Quando tutto si fu appianato, Angelo scrisse alla sua futura sposa: «Riconoscenza generatrice d’amore: ecco la grande parola! Chiave magica che non falla, con la quale si spalancano tutte le porte, arma vincitrice di tutte le battaglie. Non dimentichiamolo: amore verso Gesù, ecco tutto. […] Andiamo verso Lui; più a Lui ci avvicineremo, più dovremo costatare con gioia che il legame aumenta in potenza fino a formare un’anima sola, una sola individualità nell’amore vissuto, immedesimato in quello di Gesù. […]».
Nel luglio 1934 il giovane affrontò un periodo di lavoro particolarmente intenso, per sostituire alcuni impiegati in vacanza. Il mese successivo, il 13, tornò a casa con la febbre, peggiorata il mattino seguente. Alla sera la febbre continuò a salire, ma lui era intenzionato a non perdere la Messa dell’Assunta, festa patronale, come gli era capitato l’anno prima; dovette cambiare idea solo per ubbidire alla madre.

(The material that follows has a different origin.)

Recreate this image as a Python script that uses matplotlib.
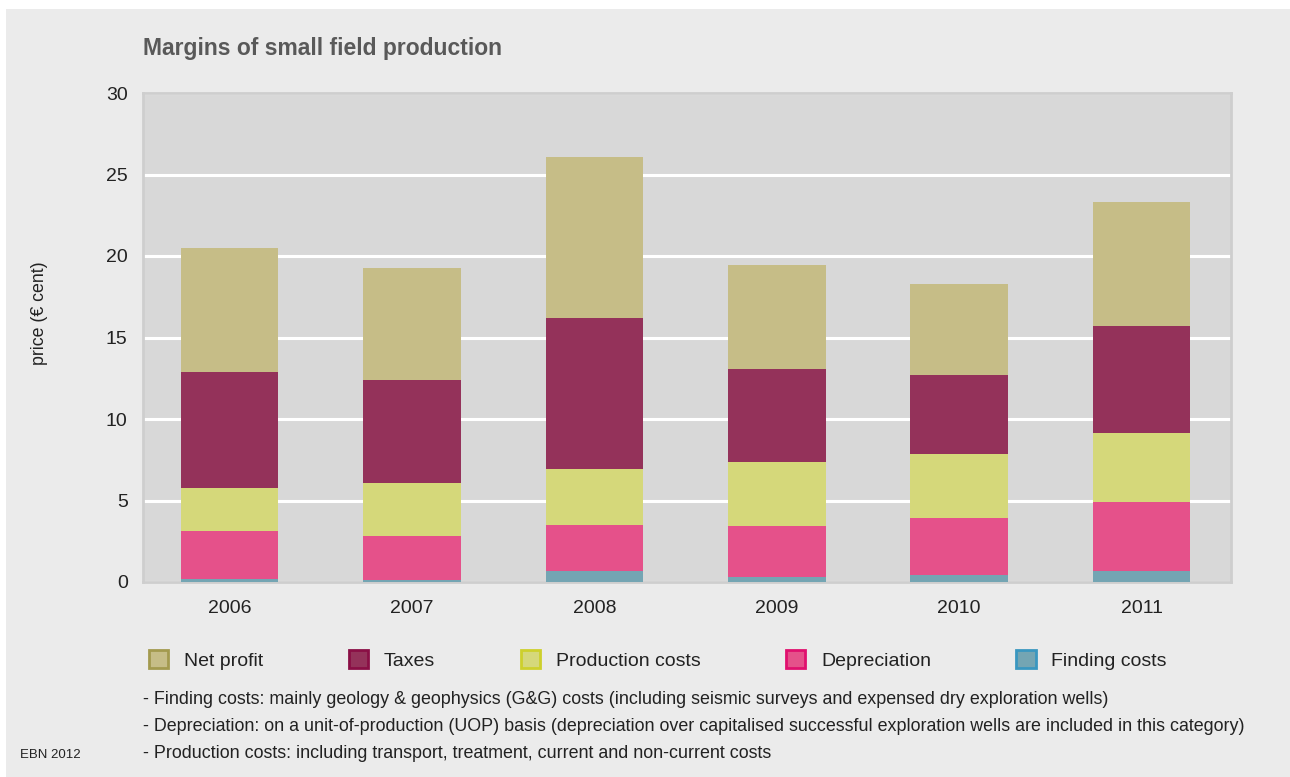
import numpy as np
import matplotlib.pyplot as plt
from matplotlib.patches import Patch, Rectangle

plt.rcParams['font.family'] = ['Liberation Sans', 'DejaVu Sans']

# Datos (céntimos de euro)
anios = ['2006', '2007', '2008', '2009', '2010', '2011']
finding_costs = [0.20, 0.15, 0.67, 0.30, 0.43, 0.67]
depreciation = [2.93, 2.67, 2.83, 3.14, 3.50, 4.23]
production_costs = [2.64, 3.25, 3.43, 3.92, 3.92, 4.24]
taxes = [7.11, 6.33, 9.27, 5.71, 4.85, 6.56]
net_profit = [7.62, 6.86, 9.90, 6.38, 5.58, 7.60]

series = [
    ('Finding costs', finding_costs, '#74a5b3', '#3a97c0'),
    ('Depreciation', depreciation, '#e5518a', '#e0106e'),
    ('Production costs', production_costs, '#d5d87a', '#cdd02c'),
    ('Taxes', taxes, '#94325a', '#8a0f45'),
    ('Net profit', net_profit, '#c6bd87', '#a39a4e'),
]

notas = [
    '- Finding costs: mainly geology & geophysics (G&G) costs (including seismic surveys and expensed dry exploration wells)',
    '- Depreciation: on a unit-of-production (UOP) basis (depreciation over capitalised successful exploration wells are included in this category)',
    '- Production costs: including transport, treatment, current and non-current costs',
]

fig = plt.figure(figsize=(12.9, 7.77), dpi=100, facecolor='white')
W, H = 1290, 777
# panel gris de fondo
fig.patches.append(Rectangle((6 / W, 0), 1, 1 - 9 / H, transform=fig.transFigure,
                             facecolor='#ebebeb', edgecolor='none', zorder=-10))

ax = fig.add_axes([143 / W, 1 - 582 / H, (1231 - 143) / W, (582 - 93) / H])
ax.set_facecolor('#d8d8d8')

x = np.arange(len(anios))
base = np.zeros(len(anios))
for nombre, valores, color, borde in series:
    ax.bar(x, valores, width=0.535, bottom=base, color=color, edgecolor='none', zorder=3)
    base = base + np.array(valores)

ax.set_xlim(-0.475, 5.49)
ax.set_ylim(0, 30)
ax.set_yticks(range(0, 31, 5))
ax.set_xticks(x)
ax.set_xticklabels(anios)
ax.tick_params(length=0, labelsize=14, colors='#222222')
ax.tick_params(axis='y', pad=11)
ax.tick_params(axis='x', pad=13)
ax.grid(axis='y', color='white', linewidth=2.2, zorder=1)
ax.set_axisbelow(True)
for s in ax.spines.values():
    s.set_color('#cecece')
    s.set_linewidth(2)

fig.text(40 / W, 1 - 313 / H, 'price (€ cent)', rotation=90, ha='center', va='center',
         fontsize=12.8, color='#222222')
fig.text(143 / W, 1 - 49 / H, 'Margins of small field production', ha='left', va='center',
         fontsize=16.5, fontweight='bold', color='#595959')

# leyenda en el orden de arriba a abajo
handles = [Patch(facecolor=c, edgecolor=b, linewidth=2, label=n) for n, v, c, b in series[::-1]]
fig.legend(handles=handles, loc='center left', bbox_to_anchor=(149 / W, 1 - 660 / H),
           ncol=5, frameon=False, fontsize=14, handlelength=1.0, handleheight=1.0,
           handletextpad=0.8, columnspacing=4.4, borderpad=0, borderaxespad=0,
           labelcolor='#222222')

for i, t in enumerate(notas):
    fig.text(143 / W, 1 - (699 + 27.5 * i) / H, t, ha='left', va='center',
             fontsize=12.9, color='#222222')
fig.text(20 / W, 1 - 755 / H, 'EBN 2012', ha='left', va='center', fontsize=9.5, color='#222222')

fig.savefig('out.png', dpi=100, facecolor=fig.get_facecolor())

Venerdì 17 agosto il parroco di Pontoglio venne a trovarlo e, il mattino seguente, suggerì di far chiamare il medico. Dopo la visita e l’esito degli esami del sangue, fu chiaro che si trattava di tifo. Lunedì 20 il parroco gli chiese se avrebbe voluto ricevere il Viatico: Angelo, raggiante, rispose di sì. L’indomani, mentre le campane suonavano a distesa, il sacerdote fu accompagnato da una lunga processione di fedeli, venuti a conoscenza della malattia, verso casa Anselmi.
Tutti ormai speravano nella guarigione, tranne il diretto interessato, il quale, in un colloquio con la mamma, associò il 1925, anno della morte di sua sorella Virginia (a nove anni d’età, anche in quel caso di tifo), a quel 1934 in corso. Così, mentre in tutto il paese si continuava a pregare per lui e a fargli visita, Angelo si preparava al trapasso.
Il mattino di domenica 26 agosto iniziò a perdere sangue dal naso. Verso sera, sembrava cercare qualcosa a gesti: un amico, intuito il suo pensiero, gli mise tra le mani la sua corona del Rosario. Ricevuta l’Unzione degli Infermi con lucidità e rispondendo come poteva alle preghiere, si addormentò. Alle 23 scoppiò un violento temporale e un tuono fece tremare tutta la casa. L’unico a non averlo sentito fu Angelo, la cui morte fu accertata ventisei minuti dopo.
Per tutto il giorno successivo continuò la visita alla salma da parte di tutto il paese, mentre a sera fu vegliata da parte dei giovani suoi amici. L’indomani, 28 agosto, si svolsero i solenni funerali.
Quindici anni dopo la scomparsa del figlio, la mamma ricevette da una signora una cintura di cuoio con alcuni chiodi, che lui si era preparata a mo’ di cilicio. Si era accorta che la portava sin da pochi giorni prima della sua fine terrena, ma non gli chiese nulla, per mantenere il segreto che lui aveva col suo confessore. Don Lorenzo Lebini, che conobbe bene il giovane, inserì questa notizia nella terza edizione della biografia da lui scritta, pubblicata nella collana «Fiori di Cielo» delle Edizioni Paoline nel 1960.
La storia di Angelino Anselmi è stata riproposta, nel 2007, in un servizio de «La Buona Notizia», settimanale televisivo d’informazione religiosa della Diocesi di Brescia, intitolato “Un angelo in bicicletta”.